▸ Problem statement: Extract all lines from the data beneath that include the word "this".
-- start of Recorded information --
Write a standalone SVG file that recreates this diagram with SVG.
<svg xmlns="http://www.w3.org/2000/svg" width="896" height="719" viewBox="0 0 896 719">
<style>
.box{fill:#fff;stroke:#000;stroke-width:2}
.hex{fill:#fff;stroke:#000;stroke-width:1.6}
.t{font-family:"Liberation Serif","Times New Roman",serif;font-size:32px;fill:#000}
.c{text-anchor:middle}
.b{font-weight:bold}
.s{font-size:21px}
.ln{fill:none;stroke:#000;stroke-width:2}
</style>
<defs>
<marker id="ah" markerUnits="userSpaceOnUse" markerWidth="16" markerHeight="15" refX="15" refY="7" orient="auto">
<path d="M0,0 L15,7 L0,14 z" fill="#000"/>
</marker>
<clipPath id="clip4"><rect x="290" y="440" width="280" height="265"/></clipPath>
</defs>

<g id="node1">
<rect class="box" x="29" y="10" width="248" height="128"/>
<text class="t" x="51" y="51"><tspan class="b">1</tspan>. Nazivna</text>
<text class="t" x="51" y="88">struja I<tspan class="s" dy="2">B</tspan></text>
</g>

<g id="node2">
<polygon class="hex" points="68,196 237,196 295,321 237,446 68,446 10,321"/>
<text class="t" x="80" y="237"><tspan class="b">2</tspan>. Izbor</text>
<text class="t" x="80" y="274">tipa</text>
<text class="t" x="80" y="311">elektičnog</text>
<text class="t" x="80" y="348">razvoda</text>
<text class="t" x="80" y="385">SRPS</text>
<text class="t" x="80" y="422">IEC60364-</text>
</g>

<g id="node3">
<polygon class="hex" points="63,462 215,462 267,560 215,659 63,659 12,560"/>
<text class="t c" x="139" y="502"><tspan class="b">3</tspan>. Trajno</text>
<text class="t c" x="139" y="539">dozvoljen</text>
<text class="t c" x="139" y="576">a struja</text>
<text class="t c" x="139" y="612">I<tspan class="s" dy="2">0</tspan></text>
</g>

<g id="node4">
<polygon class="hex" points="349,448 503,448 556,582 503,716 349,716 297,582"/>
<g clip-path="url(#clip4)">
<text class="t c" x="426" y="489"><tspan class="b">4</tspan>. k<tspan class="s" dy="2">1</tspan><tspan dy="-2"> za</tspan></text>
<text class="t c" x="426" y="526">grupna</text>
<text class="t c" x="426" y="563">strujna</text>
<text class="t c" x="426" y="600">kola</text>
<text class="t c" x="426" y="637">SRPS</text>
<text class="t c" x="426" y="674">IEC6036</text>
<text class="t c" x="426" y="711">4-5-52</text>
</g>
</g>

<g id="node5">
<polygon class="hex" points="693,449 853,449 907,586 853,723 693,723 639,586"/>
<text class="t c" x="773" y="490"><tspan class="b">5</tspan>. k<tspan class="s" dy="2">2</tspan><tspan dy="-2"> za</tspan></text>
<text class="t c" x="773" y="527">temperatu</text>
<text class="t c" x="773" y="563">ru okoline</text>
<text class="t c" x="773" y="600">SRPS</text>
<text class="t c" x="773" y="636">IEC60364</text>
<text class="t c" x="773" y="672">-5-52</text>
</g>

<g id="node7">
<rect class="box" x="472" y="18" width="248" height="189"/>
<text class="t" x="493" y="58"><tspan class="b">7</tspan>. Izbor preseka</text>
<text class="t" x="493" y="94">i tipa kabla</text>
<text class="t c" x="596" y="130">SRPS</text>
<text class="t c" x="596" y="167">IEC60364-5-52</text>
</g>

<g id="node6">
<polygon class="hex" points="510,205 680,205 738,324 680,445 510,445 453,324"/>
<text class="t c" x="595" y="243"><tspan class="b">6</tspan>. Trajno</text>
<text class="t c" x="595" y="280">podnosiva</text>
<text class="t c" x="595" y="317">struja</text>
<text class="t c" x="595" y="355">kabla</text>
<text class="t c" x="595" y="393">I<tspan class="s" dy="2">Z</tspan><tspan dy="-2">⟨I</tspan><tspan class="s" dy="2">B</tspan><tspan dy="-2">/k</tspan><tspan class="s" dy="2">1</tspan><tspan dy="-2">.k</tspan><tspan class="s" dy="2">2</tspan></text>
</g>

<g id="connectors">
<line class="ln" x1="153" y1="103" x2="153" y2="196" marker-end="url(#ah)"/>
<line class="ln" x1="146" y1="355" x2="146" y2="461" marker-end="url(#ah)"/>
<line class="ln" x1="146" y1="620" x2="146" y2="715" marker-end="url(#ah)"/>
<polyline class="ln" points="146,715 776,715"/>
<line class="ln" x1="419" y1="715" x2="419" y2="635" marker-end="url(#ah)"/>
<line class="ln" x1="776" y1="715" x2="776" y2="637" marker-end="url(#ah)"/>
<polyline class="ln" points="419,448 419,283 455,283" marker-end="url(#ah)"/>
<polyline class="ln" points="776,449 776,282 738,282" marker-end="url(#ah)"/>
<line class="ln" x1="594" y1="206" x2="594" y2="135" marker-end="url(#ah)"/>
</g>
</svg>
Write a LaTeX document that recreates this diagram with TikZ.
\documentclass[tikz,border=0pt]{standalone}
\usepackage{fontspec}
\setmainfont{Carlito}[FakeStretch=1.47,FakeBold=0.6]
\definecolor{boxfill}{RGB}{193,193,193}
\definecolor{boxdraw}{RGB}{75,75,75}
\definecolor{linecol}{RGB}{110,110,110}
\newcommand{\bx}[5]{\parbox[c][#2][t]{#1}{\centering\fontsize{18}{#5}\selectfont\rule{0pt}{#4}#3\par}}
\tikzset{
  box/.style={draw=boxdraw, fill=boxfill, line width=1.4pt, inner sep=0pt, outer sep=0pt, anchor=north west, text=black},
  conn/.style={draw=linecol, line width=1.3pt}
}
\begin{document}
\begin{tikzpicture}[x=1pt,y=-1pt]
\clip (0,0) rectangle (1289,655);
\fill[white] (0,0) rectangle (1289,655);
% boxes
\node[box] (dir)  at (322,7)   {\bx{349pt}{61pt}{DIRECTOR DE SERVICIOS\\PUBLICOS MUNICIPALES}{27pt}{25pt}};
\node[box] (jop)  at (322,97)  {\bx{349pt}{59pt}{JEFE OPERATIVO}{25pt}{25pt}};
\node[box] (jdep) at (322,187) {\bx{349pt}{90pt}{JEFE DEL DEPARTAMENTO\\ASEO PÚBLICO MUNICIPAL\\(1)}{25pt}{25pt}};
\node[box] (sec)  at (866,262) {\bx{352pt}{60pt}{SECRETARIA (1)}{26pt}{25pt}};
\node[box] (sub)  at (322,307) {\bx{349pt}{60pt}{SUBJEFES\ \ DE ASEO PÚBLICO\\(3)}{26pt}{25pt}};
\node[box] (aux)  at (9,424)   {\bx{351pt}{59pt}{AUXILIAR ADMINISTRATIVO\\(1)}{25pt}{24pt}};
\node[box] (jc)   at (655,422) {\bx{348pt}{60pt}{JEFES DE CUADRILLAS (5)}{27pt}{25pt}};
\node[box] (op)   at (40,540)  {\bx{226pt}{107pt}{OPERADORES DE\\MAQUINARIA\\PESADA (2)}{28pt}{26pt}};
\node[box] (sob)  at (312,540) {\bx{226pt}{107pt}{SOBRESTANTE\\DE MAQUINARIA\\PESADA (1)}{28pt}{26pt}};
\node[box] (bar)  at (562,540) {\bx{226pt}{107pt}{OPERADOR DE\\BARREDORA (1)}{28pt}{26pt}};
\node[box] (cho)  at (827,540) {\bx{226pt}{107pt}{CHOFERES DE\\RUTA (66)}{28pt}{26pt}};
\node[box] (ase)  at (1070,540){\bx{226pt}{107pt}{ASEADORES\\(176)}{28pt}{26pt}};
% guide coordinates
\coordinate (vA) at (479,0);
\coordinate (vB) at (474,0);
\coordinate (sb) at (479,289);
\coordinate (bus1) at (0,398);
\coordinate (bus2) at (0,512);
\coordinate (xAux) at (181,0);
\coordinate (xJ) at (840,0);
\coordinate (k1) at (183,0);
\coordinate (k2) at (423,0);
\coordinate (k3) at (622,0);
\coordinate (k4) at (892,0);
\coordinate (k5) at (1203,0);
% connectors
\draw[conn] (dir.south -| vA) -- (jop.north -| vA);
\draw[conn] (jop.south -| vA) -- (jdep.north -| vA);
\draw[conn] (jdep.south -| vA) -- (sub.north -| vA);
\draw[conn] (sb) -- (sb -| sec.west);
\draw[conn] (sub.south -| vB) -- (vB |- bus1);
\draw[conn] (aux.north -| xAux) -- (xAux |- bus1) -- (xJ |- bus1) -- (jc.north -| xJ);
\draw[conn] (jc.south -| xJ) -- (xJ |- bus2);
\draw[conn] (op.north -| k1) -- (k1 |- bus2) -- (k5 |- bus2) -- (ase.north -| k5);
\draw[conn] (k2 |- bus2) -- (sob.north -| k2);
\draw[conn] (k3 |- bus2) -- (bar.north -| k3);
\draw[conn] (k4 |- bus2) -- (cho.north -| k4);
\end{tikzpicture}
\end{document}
-- end of Recorded information --
▸ Exercise result:
Write a standalone SVG file that recreates this diagram with SVG.
Write a LaTeX document that recreates this diagram with TikZ.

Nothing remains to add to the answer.